For us undecided students, this can be somewhat of a stressful time. Our degrees in English, Studio Arts or a foreign language, while being of great interest to us, are not of great interest to people who write big paychecks. There are no set paths to follow once we get out of school, and so we start with a blank slate on May 15. It can be pretty scary.

But it can also be quite exciting and liberating to

say the least.

We’re not tied down to any particular job or calling, and although the next few months may be full of uncertainty, there is some comfort in knowing that eventually, we will all figure something out. Perhaps we’ll travel the world, move to California to find ourselves or maybe jump from job to job until we find one that we like. In the worst case scenario, we can always live at home and get jobs bagging groceries, even though it may not be particularly glamorous.

In today’s society, it’s much harder to be one of the undecided. Everyone around you seems to have it all figured out.

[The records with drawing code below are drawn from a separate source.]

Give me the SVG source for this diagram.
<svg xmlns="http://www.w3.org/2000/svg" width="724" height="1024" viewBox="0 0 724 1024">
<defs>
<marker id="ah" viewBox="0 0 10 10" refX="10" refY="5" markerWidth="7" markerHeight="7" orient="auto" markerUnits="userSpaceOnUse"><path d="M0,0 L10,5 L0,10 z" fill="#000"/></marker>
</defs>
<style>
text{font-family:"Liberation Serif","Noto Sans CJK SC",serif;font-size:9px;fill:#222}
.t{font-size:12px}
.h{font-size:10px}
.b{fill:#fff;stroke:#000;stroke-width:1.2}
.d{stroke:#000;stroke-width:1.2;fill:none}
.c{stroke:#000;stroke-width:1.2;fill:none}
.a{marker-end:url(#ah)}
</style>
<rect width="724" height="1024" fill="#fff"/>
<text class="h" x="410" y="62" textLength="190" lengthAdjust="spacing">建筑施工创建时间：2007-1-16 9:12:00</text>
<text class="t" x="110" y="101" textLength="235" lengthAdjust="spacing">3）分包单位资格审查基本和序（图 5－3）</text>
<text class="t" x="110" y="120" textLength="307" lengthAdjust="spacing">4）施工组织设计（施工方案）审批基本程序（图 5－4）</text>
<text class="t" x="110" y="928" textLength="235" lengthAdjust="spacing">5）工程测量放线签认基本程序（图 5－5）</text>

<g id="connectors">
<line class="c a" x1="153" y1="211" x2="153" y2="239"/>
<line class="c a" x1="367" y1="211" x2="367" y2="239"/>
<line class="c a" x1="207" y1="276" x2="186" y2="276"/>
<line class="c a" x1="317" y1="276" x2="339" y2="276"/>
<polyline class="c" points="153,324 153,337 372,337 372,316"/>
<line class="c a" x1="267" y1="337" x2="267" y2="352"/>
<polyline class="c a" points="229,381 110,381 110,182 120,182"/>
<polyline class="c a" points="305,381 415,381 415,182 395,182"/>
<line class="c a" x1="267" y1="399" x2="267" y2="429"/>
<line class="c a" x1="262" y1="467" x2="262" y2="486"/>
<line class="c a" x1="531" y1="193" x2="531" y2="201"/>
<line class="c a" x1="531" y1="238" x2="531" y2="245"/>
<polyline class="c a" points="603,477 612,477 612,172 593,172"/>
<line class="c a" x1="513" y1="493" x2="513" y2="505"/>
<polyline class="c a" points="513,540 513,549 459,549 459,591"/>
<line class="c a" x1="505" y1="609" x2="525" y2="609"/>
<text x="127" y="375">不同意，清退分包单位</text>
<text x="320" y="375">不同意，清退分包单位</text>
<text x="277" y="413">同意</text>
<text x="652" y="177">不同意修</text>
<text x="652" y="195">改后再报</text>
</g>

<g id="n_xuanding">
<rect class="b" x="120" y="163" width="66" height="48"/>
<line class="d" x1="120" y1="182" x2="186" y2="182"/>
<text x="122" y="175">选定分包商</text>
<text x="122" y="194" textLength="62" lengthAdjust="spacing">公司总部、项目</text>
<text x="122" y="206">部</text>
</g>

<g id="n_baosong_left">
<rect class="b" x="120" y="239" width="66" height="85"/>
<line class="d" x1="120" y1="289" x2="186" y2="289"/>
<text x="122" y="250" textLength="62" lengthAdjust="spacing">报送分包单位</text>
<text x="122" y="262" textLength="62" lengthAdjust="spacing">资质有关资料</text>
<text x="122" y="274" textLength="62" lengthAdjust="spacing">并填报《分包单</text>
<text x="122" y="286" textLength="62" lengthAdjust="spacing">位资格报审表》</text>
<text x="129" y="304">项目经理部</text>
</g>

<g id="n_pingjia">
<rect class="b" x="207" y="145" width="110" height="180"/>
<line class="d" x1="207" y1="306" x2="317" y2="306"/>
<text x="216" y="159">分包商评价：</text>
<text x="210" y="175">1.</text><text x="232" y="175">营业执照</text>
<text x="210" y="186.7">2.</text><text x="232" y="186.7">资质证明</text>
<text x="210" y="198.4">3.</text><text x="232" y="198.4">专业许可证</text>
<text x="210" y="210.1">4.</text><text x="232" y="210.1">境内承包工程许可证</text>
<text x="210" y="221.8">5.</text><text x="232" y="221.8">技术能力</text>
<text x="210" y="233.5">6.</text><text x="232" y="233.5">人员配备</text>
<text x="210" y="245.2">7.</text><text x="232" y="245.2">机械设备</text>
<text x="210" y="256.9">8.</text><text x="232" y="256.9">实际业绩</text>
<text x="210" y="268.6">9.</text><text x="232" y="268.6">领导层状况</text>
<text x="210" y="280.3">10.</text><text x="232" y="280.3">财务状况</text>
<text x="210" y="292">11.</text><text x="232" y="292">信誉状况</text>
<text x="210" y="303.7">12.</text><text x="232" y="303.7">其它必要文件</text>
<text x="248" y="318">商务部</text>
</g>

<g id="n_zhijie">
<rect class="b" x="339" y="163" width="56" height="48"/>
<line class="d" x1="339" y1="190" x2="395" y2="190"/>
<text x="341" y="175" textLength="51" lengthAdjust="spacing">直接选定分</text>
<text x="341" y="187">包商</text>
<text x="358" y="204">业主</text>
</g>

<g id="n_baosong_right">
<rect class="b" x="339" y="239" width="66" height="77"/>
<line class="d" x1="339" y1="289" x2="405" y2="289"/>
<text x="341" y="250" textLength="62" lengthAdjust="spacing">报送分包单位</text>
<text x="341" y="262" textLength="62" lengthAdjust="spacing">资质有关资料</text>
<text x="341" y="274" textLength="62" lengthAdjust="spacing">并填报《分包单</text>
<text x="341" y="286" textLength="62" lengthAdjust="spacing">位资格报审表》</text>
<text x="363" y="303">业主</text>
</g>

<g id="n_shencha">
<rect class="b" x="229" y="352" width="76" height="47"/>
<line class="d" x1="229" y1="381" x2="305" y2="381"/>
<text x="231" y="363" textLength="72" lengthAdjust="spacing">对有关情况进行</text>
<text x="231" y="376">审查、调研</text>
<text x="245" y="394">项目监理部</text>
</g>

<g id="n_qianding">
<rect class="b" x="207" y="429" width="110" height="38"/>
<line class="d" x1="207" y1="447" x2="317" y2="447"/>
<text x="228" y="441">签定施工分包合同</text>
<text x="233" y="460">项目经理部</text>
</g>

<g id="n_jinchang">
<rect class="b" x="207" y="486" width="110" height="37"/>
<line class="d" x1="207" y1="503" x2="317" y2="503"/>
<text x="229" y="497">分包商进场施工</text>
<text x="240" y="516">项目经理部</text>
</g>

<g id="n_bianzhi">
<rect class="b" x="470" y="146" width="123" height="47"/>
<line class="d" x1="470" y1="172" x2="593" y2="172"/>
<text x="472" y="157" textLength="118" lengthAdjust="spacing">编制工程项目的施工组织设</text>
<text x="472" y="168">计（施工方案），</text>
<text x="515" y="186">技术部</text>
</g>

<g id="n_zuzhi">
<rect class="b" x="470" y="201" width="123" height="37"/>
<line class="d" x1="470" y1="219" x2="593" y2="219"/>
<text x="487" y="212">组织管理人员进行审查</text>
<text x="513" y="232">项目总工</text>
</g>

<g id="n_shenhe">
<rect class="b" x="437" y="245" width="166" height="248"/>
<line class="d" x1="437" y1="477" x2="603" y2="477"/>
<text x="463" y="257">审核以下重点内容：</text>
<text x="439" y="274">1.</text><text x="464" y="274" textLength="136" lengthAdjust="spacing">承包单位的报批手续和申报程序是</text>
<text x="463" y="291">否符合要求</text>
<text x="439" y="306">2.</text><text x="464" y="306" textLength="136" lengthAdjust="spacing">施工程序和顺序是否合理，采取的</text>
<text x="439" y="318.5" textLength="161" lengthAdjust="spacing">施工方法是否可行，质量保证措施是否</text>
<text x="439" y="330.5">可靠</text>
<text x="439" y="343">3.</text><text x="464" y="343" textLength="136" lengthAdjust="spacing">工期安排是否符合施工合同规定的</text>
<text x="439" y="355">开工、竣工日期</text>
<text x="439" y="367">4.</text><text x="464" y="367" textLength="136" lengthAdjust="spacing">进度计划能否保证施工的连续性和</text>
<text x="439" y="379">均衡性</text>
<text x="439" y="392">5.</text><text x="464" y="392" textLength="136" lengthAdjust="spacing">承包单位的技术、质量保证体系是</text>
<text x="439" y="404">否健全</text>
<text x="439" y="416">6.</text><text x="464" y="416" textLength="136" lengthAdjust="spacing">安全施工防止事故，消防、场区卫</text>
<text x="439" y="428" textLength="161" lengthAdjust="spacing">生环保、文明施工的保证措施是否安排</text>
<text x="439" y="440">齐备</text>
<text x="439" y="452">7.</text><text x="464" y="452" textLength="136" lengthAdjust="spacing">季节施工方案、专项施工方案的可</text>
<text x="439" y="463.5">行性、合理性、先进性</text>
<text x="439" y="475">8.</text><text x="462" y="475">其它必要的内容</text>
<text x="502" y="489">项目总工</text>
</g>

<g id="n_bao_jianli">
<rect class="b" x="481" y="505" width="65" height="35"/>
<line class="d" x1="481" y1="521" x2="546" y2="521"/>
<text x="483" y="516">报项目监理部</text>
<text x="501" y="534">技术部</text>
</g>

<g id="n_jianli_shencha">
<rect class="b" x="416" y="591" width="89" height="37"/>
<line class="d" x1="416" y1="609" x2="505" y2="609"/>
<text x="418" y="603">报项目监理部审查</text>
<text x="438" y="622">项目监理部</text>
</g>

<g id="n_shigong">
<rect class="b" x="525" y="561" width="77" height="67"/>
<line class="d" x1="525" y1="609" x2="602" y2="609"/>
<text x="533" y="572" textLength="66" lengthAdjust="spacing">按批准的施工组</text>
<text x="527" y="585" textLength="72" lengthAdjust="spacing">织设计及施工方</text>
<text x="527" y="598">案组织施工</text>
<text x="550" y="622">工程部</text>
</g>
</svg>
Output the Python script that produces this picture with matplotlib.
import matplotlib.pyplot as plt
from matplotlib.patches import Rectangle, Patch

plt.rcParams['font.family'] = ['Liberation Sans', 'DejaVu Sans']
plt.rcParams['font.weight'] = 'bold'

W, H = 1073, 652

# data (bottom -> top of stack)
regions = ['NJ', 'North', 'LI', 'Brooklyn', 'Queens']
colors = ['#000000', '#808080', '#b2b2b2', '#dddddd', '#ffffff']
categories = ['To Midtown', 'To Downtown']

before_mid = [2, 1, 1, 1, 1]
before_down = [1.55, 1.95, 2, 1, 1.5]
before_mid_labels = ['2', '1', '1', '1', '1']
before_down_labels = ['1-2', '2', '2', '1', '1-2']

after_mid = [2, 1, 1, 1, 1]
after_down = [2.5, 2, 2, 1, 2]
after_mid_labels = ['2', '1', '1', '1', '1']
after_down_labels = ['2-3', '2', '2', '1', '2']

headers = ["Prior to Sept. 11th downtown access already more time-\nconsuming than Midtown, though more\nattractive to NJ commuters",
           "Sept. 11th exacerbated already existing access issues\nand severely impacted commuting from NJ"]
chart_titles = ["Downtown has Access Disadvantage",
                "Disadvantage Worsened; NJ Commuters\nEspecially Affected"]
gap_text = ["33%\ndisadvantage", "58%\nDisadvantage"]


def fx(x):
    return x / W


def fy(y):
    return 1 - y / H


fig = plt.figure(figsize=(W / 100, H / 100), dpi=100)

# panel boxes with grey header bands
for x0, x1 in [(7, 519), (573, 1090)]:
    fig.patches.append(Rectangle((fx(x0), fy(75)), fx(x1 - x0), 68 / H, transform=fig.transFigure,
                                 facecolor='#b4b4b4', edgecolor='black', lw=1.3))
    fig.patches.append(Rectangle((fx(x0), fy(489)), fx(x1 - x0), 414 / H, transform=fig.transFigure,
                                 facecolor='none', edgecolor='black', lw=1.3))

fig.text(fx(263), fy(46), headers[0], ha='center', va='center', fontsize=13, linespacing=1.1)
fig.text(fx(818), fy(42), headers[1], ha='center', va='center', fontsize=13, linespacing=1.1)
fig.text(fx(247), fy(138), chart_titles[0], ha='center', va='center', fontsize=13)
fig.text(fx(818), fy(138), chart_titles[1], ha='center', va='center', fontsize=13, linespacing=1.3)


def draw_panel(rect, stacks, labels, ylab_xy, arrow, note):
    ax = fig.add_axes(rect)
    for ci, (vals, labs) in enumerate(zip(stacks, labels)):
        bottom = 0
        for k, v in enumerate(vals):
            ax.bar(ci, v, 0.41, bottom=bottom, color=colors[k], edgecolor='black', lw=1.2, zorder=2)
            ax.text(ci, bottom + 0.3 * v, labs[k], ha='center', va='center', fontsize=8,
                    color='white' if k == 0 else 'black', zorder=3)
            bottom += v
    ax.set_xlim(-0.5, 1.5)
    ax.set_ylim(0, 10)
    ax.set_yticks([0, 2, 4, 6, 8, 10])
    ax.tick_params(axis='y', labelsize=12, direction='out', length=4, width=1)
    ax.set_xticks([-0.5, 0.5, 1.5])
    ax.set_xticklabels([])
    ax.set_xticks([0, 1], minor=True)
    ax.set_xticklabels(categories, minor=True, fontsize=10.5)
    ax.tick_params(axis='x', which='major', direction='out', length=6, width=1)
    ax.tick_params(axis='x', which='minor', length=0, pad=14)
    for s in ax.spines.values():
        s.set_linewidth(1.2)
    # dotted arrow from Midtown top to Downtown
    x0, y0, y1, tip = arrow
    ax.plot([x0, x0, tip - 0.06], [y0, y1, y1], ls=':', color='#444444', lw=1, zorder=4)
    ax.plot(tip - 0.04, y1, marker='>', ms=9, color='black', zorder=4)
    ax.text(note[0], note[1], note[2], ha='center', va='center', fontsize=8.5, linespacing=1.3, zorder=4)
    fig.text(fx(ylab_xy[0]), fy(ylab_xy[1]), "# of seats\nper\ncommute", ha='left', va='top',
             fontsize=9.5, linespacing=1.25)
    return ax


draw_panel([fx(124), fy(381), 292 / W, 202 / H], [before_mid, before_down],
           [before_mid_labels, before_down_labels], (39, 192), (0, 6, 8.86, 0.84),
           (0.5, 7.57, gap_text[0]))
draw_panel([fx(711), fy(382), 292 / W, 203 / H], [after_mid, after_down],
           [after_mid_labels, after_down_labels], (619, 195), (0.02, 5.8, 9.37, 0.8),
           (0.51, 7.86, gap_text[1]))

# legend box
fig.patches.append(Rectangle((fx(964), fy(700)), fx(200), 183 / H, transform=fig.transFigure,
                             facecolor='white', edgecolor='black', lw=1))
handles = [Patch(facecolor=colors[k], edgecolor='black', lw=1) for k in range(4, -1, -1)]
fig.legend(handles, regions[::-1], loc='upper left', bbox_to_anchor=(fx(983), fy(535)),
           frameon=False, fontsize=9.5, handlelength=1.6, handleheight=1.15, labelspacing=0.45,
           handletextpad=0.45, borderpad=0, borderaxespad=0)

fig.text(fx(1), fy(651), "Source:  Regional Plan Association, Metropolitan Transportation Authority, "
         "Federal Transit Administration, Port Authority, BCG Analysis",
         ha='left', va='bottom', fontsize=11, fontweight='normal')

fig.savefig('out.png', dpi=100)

Everyone around you is discussing what they are going to be doing with their first million, which, according to their agenda

they should have by next Christmas, or New Year’s Day at the very latest.

But we’re young, and things change. Any student who says that when they entered college they were exactly the same person with all of the same goals as they have now, is lying.

Just think about where we were four years ago as freshmen, and, before that, as high school freshmen. We’ve come a long way in those eight years.

I, personally, take great comfort in knowing that both my parents were in my position coming out of college. My father, a farm boy from Iowa, taught in an all-black school in Alabama for two years before figuring out he wanted to go to law school. My mother got a graduate degree in City Planning before becoming a non-profit manager. What we’ve studied shouldn’t be a limiting factor in our job search, but rather it should be extra support for whatever we do wind up doing with our lives.

So, as graduation draws closer, I am a little nervous. Yes, my future is certainly up in the air, but I take comfort in knowing that I am not alone and also in knowing that life will not end. But most of all, I’m excited that in a few weeks, I’ll never have to eat at the Pit again.